Records shown |
··········
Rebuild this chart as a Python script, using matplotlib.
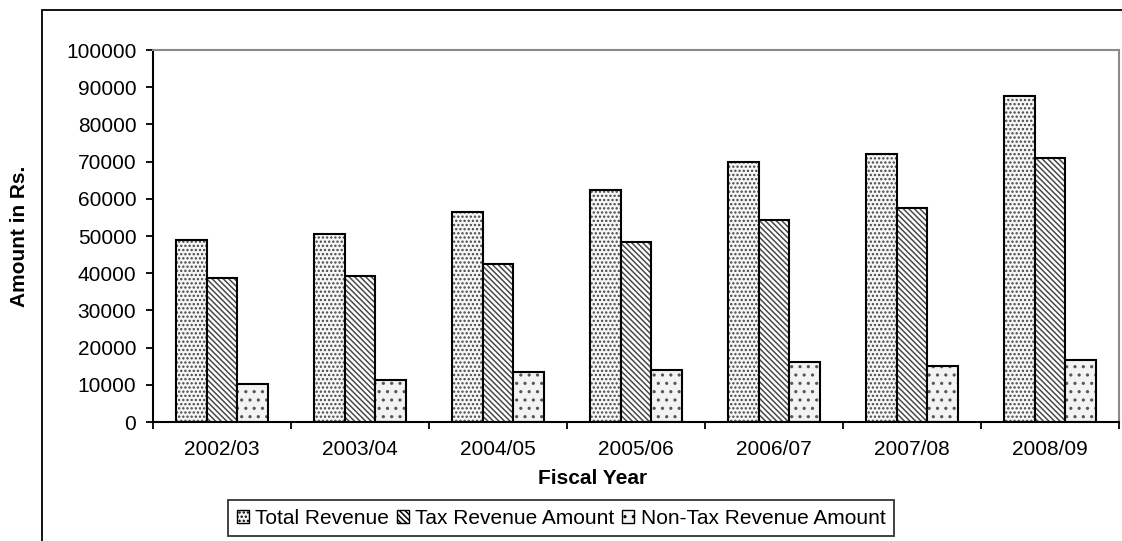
import numpy as np
import matplotlib.pyplot as plt
from matplotlib.patches import Rectangle, Patch

plt.rcParams['font.family'] = ['Liberation Sans', 'DejaVu Sans']
plt.rcParams['hatch.linewidth'] = 1.1

years = ["2002/03", "2003/04", "2004/05", "2005/06", "2006/07", "2007/08", "2008/09"]
total_revenue = [48900, 50600, 56500, 62400, 70000, 72000, 87700]
tax_revenue = [38800, 39200, 42500, 48400, 54300, 57600, 71000]
non_tax_revenue = [10300, 11400, 13500, 14100, 16100, 15100, 16700]

series = [
    ("Total Revenue", total_revenue, "....", "#f6f6f6", "#444444"),
    ("Tax Revenue Amount", tax_revenue, "\\\\\\\\\\\\", "#ffffff", "#4a4a4a"),
    ("Non-Tax Revenue Amount", non_tax_revenue, "..", "#f3f3f3", "#555555"),
]

fig = plt.figure(figsize=(11.22, 5.41), dpi=100)
W, H = 1122, 541

# outer chart frame (cut off at right/bottom like the source)
fig.add_artist(Rectangle((42 / W, -0.05), 1.2, 1.05 - 10 / H, transform=fig.transFigure,
                         fill=False, edgecolor="black", linewidth=1.3))

ax = fig.add_axes([153 / W, 1 - 422 / H, (1119 - 153) / W, (422 - 50) / H])

x = np.arange(len(years))
width = 0.222
offsets = [-width, 0, width]
handles = []
for (name, vals, hatch, face, hcol), off in zip(series, offsets):
    ax.bar(x + off, vals, width, color=face, edgecolor=hcol, hatch=hatch, linewidth=0)
    ax.bar(x + off, vals, width, fill=False, edgecolor="black", linewidth=1.5)
    handles.append(Patch(facecolor=face, edgecolor="black", hatch=hatch, linewidth=1.0, label=name))

ax.set_xlim(-0.5, len(years) - 0.5)
ax.set_ylim(0, 100000)
ax.set_yticks(np.arange(0, 100001, 10000))
ax.set_yticklabels([str(v) for v in range(0, 100001, 10000)])
ax.set_xticks(x)
ax.set_xticklabels(years)
ax.set_xticks(np.arange(-0.5, len(years)), minor=True)

ax.tick_params(axis="y", direction="out", length=5, width=1.3, labelsize=15, pad=7)
ax.tick_params(axis="x", which="major", length=0, labelsize=15, pad=13)
ax.tick_params(axis="x", which="minor", direction="out", length=5, width=1.3)

for s in ["left", "bottom"]:
    ax.spines[s].set_linewidth(1.5)
    ax.spines[s].set_color("black")
for s in ["top", "right"]:
    ax.spines[s].set_linewidth(1.5)
    ax.spines[s].set_color("#8a8a8a")

fig.text(593 / W, 1 - 478 / H, "Fiscal Year", ha="center", va="center", fontsize=15, fontweight="bold")
fig.text(20 / W, 1 - 236 / H, "Amount in Rs.", ha="center", va="center", rotation=90,
         fontsize=15, fontweight="bold")

leg = fig.legend(handles=handles, loc="center", bbox_to_anchor=(561 / W, 1 - 518 / H), ncol=3,
                 fontsize=15, frameon=True, fancybox=False, handlelength=0.6, handleheight=0.6,
                 handletextpad=0.3, columnspacing=0.35, borderpad=0.4)
leg.get_frame().set_edgecolor("black")
leg.get_frame().set_linewidth(1.3)

fig.savefig("out.png", dpi=100)
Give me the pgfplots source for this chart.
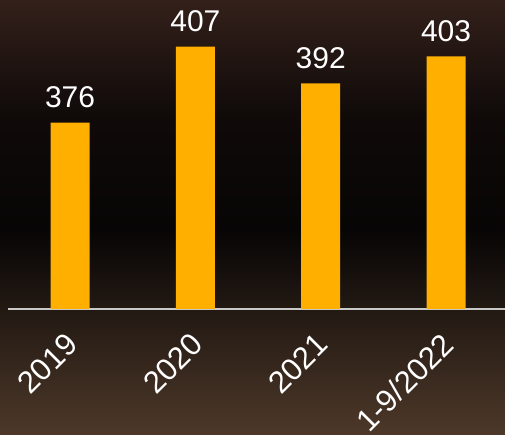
\documentclass[border=0pt]{standalone}
\usepackage{fontspec}
\setmainfont{Liberation Sans}
\usepackage{pgfplots}
\pgfplotsset{compat=1.18}
\definecolor{barorange}{HTML}{FFAF00}
\definecolor{bgtop}{HTML}{33201A}
\definecolor{bgmid}{HTML}{070505}
\definecolor{bgbot}{HTML}{4D3829}
\definecolor{baseline}{HTML}{C8C8C8}
\begin{document}
\begin{tikzpicture}
% photo-like dark background
\shade[top color=bgtop, bottom color=bgmid, middle color=bgmid!80!bgtop] (-8pt,80pt) rectangle (497pt,309pt);
\shade[top color=bgmid, bottom color=bgbot] (-8pt,-126pt) rectangle (497pt,80pt);
\begin{axis}[
    at={(0,0)}, anchor=south west,
    scale only axis, width=497pt, height=309pt,
    ybar, bar width=39pt,
    xmin=-0.495, xmax=3.47, ymin=300, ymax=426,
    axis x line=bottom, axis y line=none,
    x axis line style={-, draw=baseline, line width=1.5pt},
    xtick=data, xticklabels={2019,2020,2021,1-9/2022},
    major tick length=0pt,
    xticklabel style={font=\fontsize{31}{34}\selectfont, text=white,
        inner sep=0pt, anchor=east, xshift=2pt, yshift=-30pt, rotate=45},
    /pgf/number format/assume math mode=true,
    nodes near coords,
    nodes near coords style={font=\fontsize{30}{34}\selectfont, text=white,
        anchor=base, yshift=15pt},
    clip=false,
]
\addplot[fill=barorange, draw=none] coordinates {
    (0,376) (1,407) (2,392) (3,403)
};
\end{axis}
\pgfresetboundingbox
\path (-8pt,-126pt) rectangle (497pt,309pt);
\end{tikzpicture}
\end{document}
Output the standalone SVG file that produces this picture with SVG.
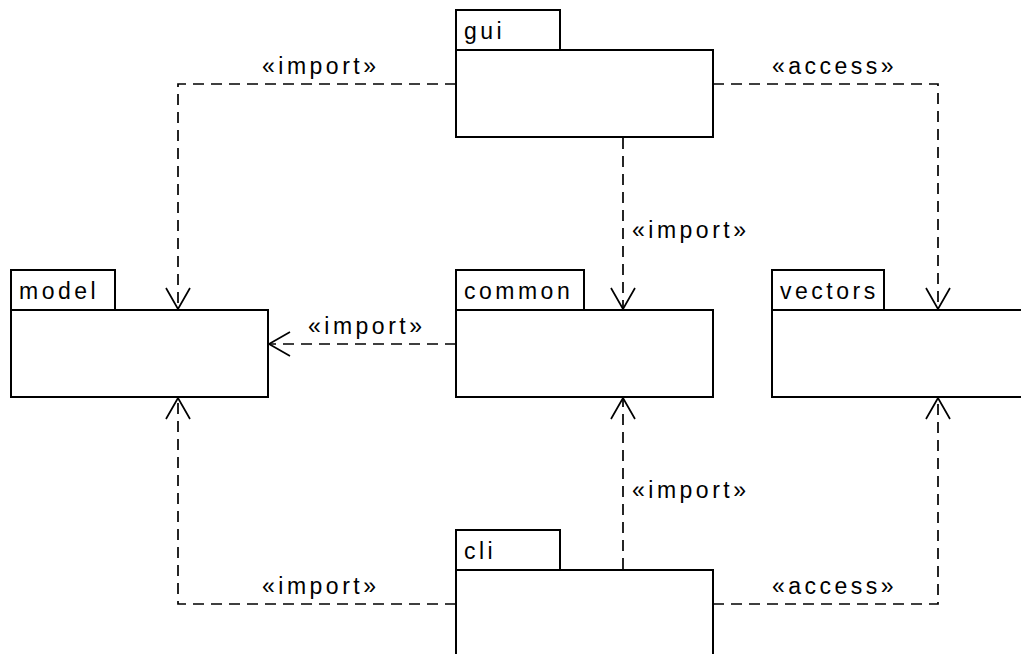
··········
Exactly as they appear, print the lines of the listing above from its first line through the line that contains "16100, 15100, 16700]", minus the pictures.

Rebuild this chart as a Python script, using matplotlib.
import numpy as np
import matplotlib.pyplot as plt
from matplotlib.patches import Rectangle, Patch

plt.rcParams['font.family'] = ['Liberation Sans', 'DejaVu Sans']
plt.rcParams['hatch.linewidth'] = 1.1

years = ["2002/03", "2003/04", "2004/05", "2005/06", "2006/07", "2007/08", "2008/09"]
total_revenue = [48900, 50600, 56500, 62400, 70000, 72000, 87700]
tax_revenue = [38800, 39200, 42500, 48400, 54300, 57600, 71000]
non_tax_revenue = [10300, 11400, 13500, 14100, 16100, 15100, 16700]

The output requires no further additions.